For the Beinart world is not only Beinart centered.  It is also exceedingly small, containing only himself, his supporters and the Jewish “settlers” and their alleged supporters in the Jewish establishment that stand in his way and thus stand in the way of others learning “the truth.”  Under such circumstances, it makes perfect sense for the author to propose his “too-clever-by-half” idea of creating a form of BDS that he feels has the added benefit of undercutting the original BDS project (by embracing their vocabulary, but using it as a call for the good Jews to attack the bad ones).

Such a strategy implies near perfect obliviousness to the true nature of the mainstream BDS project which simply looks at Beinart’s behavior and draws up the appropriate short-hand headline: “prominent Jewish progressive supports BDS.”

It also misses the point that the world contains more than the good Jews who agree with Beinart and the bad Jews who do not.  It contains Palestinians and their allies in the Arab world and beyond who are not simply props in an inter-Jewish drama, but actors and contributors to their own situation and fate.  And it also contains the often-overlooked civic organizations whose victimization is at the heart of any BDS debate.

As I’ve noted over and over on this blog, the whole point of BDS is to get the propaganda message of “Israel = Apartheid” to come out of the mouth of a prominent, respected (and usually progressive) organization, be it a college, church, city or food coop.  And to get that to happen, all options are open, such as passing a boycott behind the backs of coop members on one side of the country (Olympia Washington) while demanding a “democratic” vote on the same subject on the other side of the country (Park Slope).

These organizations have already been offered the choice of so-called “Targeted BDS” which allegedly zeroes in on just the bad Jews vs. all Jews.  But only as a bait-and-switch option used to lure an institution into the clutches of the boycotters who will use any “Yes” vote they manage to achieve on any form of BDS (no matter how limited) to propagate the propaganda message that “this school, this city, this co-op agrees with us that Israel is an Apartheid state and is ready to boycott it– and so should you!”
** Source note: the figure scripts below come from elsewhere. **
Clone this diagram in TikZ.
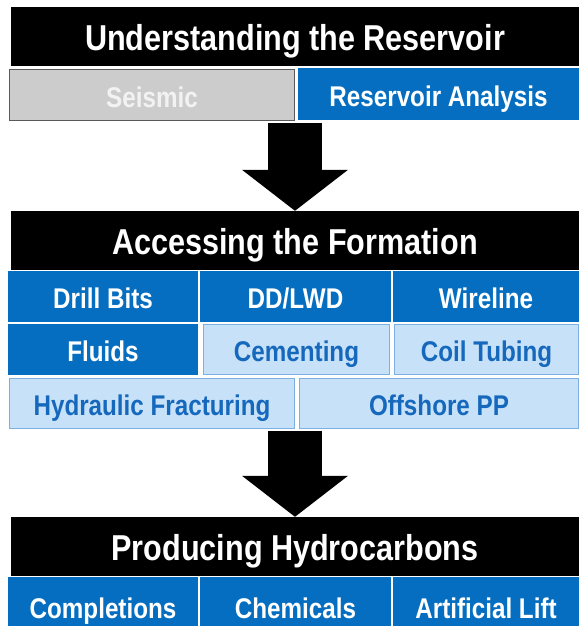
\documentclass[tikz,border=0pt]{standalone}
\usepackage{fontspec}
\setmainfont{Liberation Sans}[FakeStretch=0.85]
\usetikzlibrary{arrows.meta}
\definecolor{dblue}{RGB}{5,110,192}
\definecolor{lblue}{RGB}{199,226,248}
\definecolor{lline}{RGB}{125,176,226}
\definecolor{ltext}{RGB}{22,104,188}
\definecolor{gfill}{RGB}{204,204,204}
\tikzset{
  hdr/.style={fill=black, text=white, minimum width=568pt, minimum height=59pt,
    inner sep=0pt, text height=28pt, text depth=0pt, font=\bfseries\fontsize{36}{40}\selectfont},
  boxtext/.style={inner sep=0pt, text height=24pt, text depth=0pt,
    font=\bfseries\fontsize{28.5}{30}\selectfont},
  darkbox/.style={boxtext, fill=dblue, text=white, minimum height=51pt},
  lightbox/.style={boxtext, fill=lblue, draw=lline, line width=1pt, text=ltext, minimum height=50pt},
  greybox/.style={boxtext, fill=gfill, draw=black!65, line width=1.5pt, text=black!5, minimum height=51pt},
  bigarrow/.style={line width=54pt, shorten <=2pt,
    -{Triangle[width=106pt,length=41pt,line width=0pt]}}
}
\begin{document}
\begin{tikzpicture}[x=1pt,y=-1pt]
\clip (0,0) rectangle (579,626);
\fill[white] (0,0) rectangle (579,626);
% Understanding
\node[hdr] (under) at (295,37) {Understanding the Reservoir};
\node[greybox, minimum width=285pt] (seis) at (152,95) {Seismic};
\node[darkbox, minimum width=281pt, minimum height=52pt] (resan) at (438.5,94) {Reservoir Analysis};
% Accessing
\node[hdr] (access) at (295,240.5) {Accessing the Formation};
\node[darkbox, minimum width=190pt] (bits) at (103,296.5) {Drill Bits};
\node[darkbox, minimum width=191pt] (ddlwd) at (295.5,296.5) {DD/LWD};
\node[darkbox, minimum width=186pt] (wire) at (486,296.5) {Wireline};
\node[darkbox, minimum width=190pt] (fluids) at (103,349.5) {Fluids};
\node[lightbox, minimum width=186pt] (cement) at (296.5,349.5) {Cementing};
\node[lightbox, minimum width=184pt] (coil) at (486.5,349.5) {Coil Tubing};
\node[lightbox, minimum width=285pt] (hydfrac) at (152,403) {Hydraulic Fracturing};
\node[lightbox, minimum width=279pt] (offpp) at (439,403) {Offshore PP};
% Producing
\node[hdr] (produce) at (295,546.5) {Producing Hydrocarbons};
\node[darkbox, minimum width=190pt, minimum height=58pt] (compl) at (103,606) {Completions};
\node[darkbox, minimum width=191pt, minimum height=58pt] (chem) at (295.5,606) {Chemicals};
\node[darkbox, minimum width=186pt, minimum height=58pt] (lift) at (486,606) {Artificial Lift};
\draw[bigarrow] (access.north |- seis.south) -- (access.north);
\draw[bigarrow] (produce.north |- hydfrac.south) -- (produce.north);
\end{tikzpicture}
\end{document}
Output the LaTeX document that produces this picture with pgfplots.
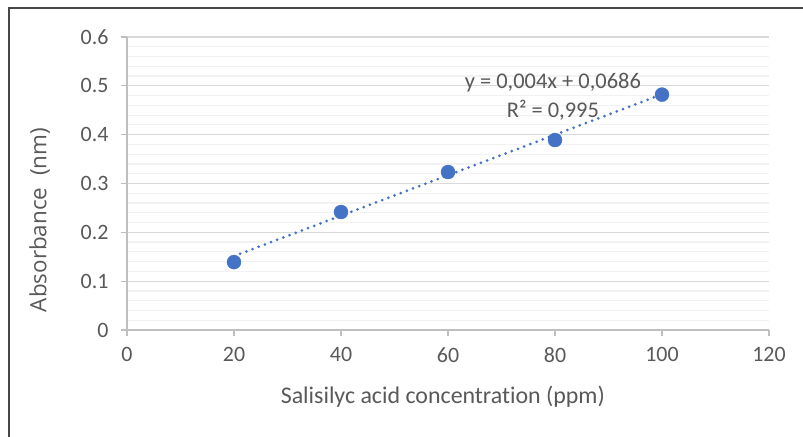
\documentclass[border=0pt]{standalone}
\usepackage{pgfplots}
\pgfplotsset{compat=1.18}
\usepackage{fontspec}
\setmainfont{Carlito}[Ligatures=NoCommon]
\newfontfamily\opensans{Open Sans}
\definecolor{ptblue}{HTML}{4472C4}
\definecolor{txtgray}{HTML}{595959}
\definecolor{majgrid}{HTML}{D9D9D9}
\definecolor{mingrid}{HTML}{F2F2F2}
\definecolor{axgray}{HTML}{BFBFBF}
\begin{document}
\begin{tikzpicture}[x=1bp,y=1bp]
\useasboundingbox (0,0) rectangle (803,437);
\fill[white] (0,0) rectangle (803,437);
\draw[color=black!72, line width=2bp] (9,0) -- (9,429) -- (803,429);
\begin{axis}[
  at={(127bp,107bp)}, anchor=south west,
  scale only axis, width=642bp, height=293bp,
  xmin=0, xmax=120, ymin=0, ymax=0.6,
  xtick={0,20,40,60,80,100,120},
  ytick={0,0.1,0.2,0.3,0.4,0.5,0.6},
  minor y tick num=4,
  ymajorgrids, yminorgrids,
  major grid style={majgrid, line width=1.2bp},
  minor grid style={mingrid, line width=1.2bp},
  axis x line*=bottom, axis y line*=left,
  axis line style={axgray, line width=1.3bp, -},
  tick style={axgray, line width=1.3bp},
  tick align=outside, major tick length=6bp, minor tick length=0pt,
  /pgf/number format/assume math mode=true,
  /pgf/number format/fixed,
  tick label style={font=\fontsize{22}{22}\selectfont, text=txtgray},
  yticklabel style={xshift=-9bp},
  xticklabel style={yshift=-8bp},
  xlabel={Salisilyc acid concentration (ppm)},
  ylabel={\opensans Absorbance\ \ (nm)},
  label style={font=\fontsize{24}{24}\selectfont, text=txtgray},
  xlabel style={at={(rel axis cs:0.492,-0.229)}, anchor=center},
  ylabel style={at={(rel axis cs:-0.136,0.375)}, anchor=center, font=\fontsize{22.5}{22.5}\selectfont},
  clip=false,
]
\addplot[only marks, mark=*, mark size=7bp, mark options={fill=ptblue, draw=ptblue}]
  coordinates {(20,0.139) (40,0.2416) (60,0.3235) (80,0.389) (100,0.482)};
\addplot[ptblue, line width=3bp, line cap=round, dash pattern=on 0bp off 6.6bp]
  coordinates {(20,0.1513) (100,0.4826)};
\node[text=txtgray, font=\fontsize{22.5}{22.5}\selectfont] at (axis cs:79.6,0.506) {y = 0,004x + 0,0686};
\node[text=txtgray, font=\fontsize{22.5}{22.5}\selectfont] at (axis cs:79.6,0.4505) {R² = 0,995};
\end{axis}
\end{tikzpicture}
\end{document}
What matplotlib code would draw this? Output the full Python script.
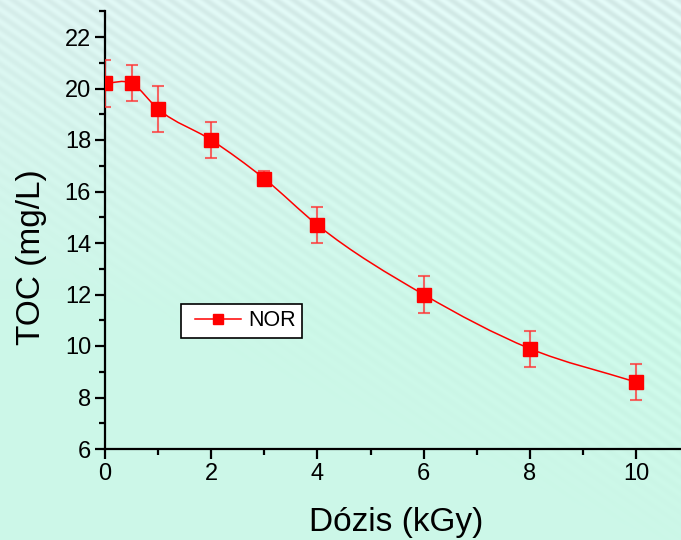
import numpy as np
import matplotlib
matplotlib.use("Agg")
import matplotlib.pyplot as plt
from matplotlib.path import Path
from matplotlib.patches import PathPatch
from matplotlib.ticker import MultipleLocator
from matplotlib.legend_handler import HandlerLine2D

plt.rcParams['font.family'] = ['Liberation Sans', 'DejaVu Sans']

# data
dose = [0, 0.5, 1, 2, 3, 4, 6, 8, 10]
toc = [20.2, 20.2, 19.2, 18.0, 16.5, 14.7, 12.0, 9.9, 8.6]
toc_err = [0.9, 0.7, 0.9, 0.7, 0.3, 0.7, 0.7, 0.7, 0.7]
series_label = "NOR"


def smooth_path(xs, ys):
    # cubic Hermite through the points (non-uniform spacing), as Bezier segments
    x = np.asarray(xs, float)
    y = np.asarray(ys, float)
    h = np.diff(x)
    d = np.diff(y) / h
    m = np.empty_like(x)
    m[0], m[-1] = d[0], d[-1]
    m[1:-1] = (h[1:] * d[:-1] + h[:-1] * d[1:]) / (h[:-1] + h[1:])
    verts = [(x[0], y[0])]
    codes = [Path.MOVETO]
    for i in range(len(x) - 1):
        verts += [(x[i] + h[i] / 3, y[i] + m[i] * h[i] / 3),
                  (x[i + 1] - h[i] / 3, y[i + 1] - m[i + 1] * h[i] / 3),
                  (x[i + 1], y[i + 1])]
        codes += [Path.CURVE4] * 3
    return Path(verts, codes)


fig = plt.figure(figsize=(6.81, 5.40), dpi=100)

# background: mint gradient with faint diagonal stripes fading out
bg = fig.add_axes([0, 0, 1, 1], zorder=-10)
hh, ww = 540, 681
yy, xx = np.mgrid[0:hh, 0:ww]
base = np.array([0.80, 0.97, 0.91])
top = np.array([0.86, 0.95, 0.94])
t = np.clip(1 - yy / 320.0, 0, 1)[..., None]
img = base * (1 - t) + top * t
stripe = np.sin(2 * np.pi * (xx * 0.57 - yy * 0.82) / 10.0)
fade = np.clip((xx / ww) * 0.7 + (1 - yy / 380.0) * 0.9 - 0.3, 0, 1)
img = img + (0.035 * stripe * fade)[..., None]
bg.imshow(np.clip(img, 0, 1), aspect='auto', interpolation='bilinear')
bg.axis('off')

ax = fig.add_axes([105 / 681, 91 / 540, 576 / 681, 438 / 540])
ax.set_facecolor('none')

ax.add_patch(PathPatch(smooth_path(dose, toc), facecolor='none',
                       edgecolor='red', lw=1.1, zorder=2))
ax.errorbar(dose, toc, yerr=toc_err, fmt='none', ecolor=(1, 0.2, 0.2, 0.75),
            elinewidth=1.5, capsize=4, capthick=1.5, zorder=3)
ax.plot(dose, toc, linestyle='none', marker='s', markersize=10,
        color='red', zorder=4)

# legend proxy
proxy, = ax.plot([], [], color='red', lw=1.1, marker='s', markersize=7.5,
                 label=series_label)
leg = ax.legend(loc='upper left', bbox_to_anchor=(76 / 576, 145 / 438),
                frameon=True, fancybox=False, fontsize=15.5, handlelength=2.5,
                borderpad=0.3, handletextpad=0.33, borderaxespad=0,
                handler_map={proxy: HandlerLine2D(xpad=0.33)})
leg.get_frame().set_edgecolor('black')
leg.get_frame().set_linewidth(1.2)
leg.get_frame().set_facecolor('white')
leg.get_frame().set_alpha(1)

ax.set_xlim(0, 576 / 53.1)
ax.set_ylim(6, 6 + 438 / 25.75)
ax.xaxis.set_major_locator(MultipleLocator(2))
ax.xaxis.set_minor_locator(MultipleLocator(1))
ax.yaxis.set_major_locator(MultipleLocator(2))
ax.yaxis.set_minor_locator(MultipleLocator(1))

for s in ('top', 'right'):
    ax.spines[s].set_visible(False)
for s in ('left', 'bottom'):
    ax.spines[s].set_linewidth(1.6)

ax.tick_params(which='major', direction='out', length=7, width=1.6,
               labelsize=17, pad=3)
ax.tick_params(which='minor', direction='out', length=4, width=1.6)

ax.set_xlabel("Dózis (kGy)", fontsize=24)
ax.set_ylabel("TOC (mg/L)", fontsize=24)
ax.xaxis.set_label_coords(291 / 576, -58 / 438)
ax.yaxis.set_label_coords(-58 / 576, 192 / 438)

fig.savefig("out.png", dpi=100)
Like other prominent thinkers who have rearranged the world to fit their opinions (Mearsheimer and Walt come to mind), Beinart has created an immoral universe and defined his own morality around it while simultaneously providing considerable ammunition to a BDS movement he claims to loath.

Others take issue with the author’s posing as the only true friend of Israel (one of many such “friends” who attack the Jewish state only to save it).  But my bigger problem is that Beinart’s complete political self-centeredness inevitably means he will be hurting people he doesn’t even know exist.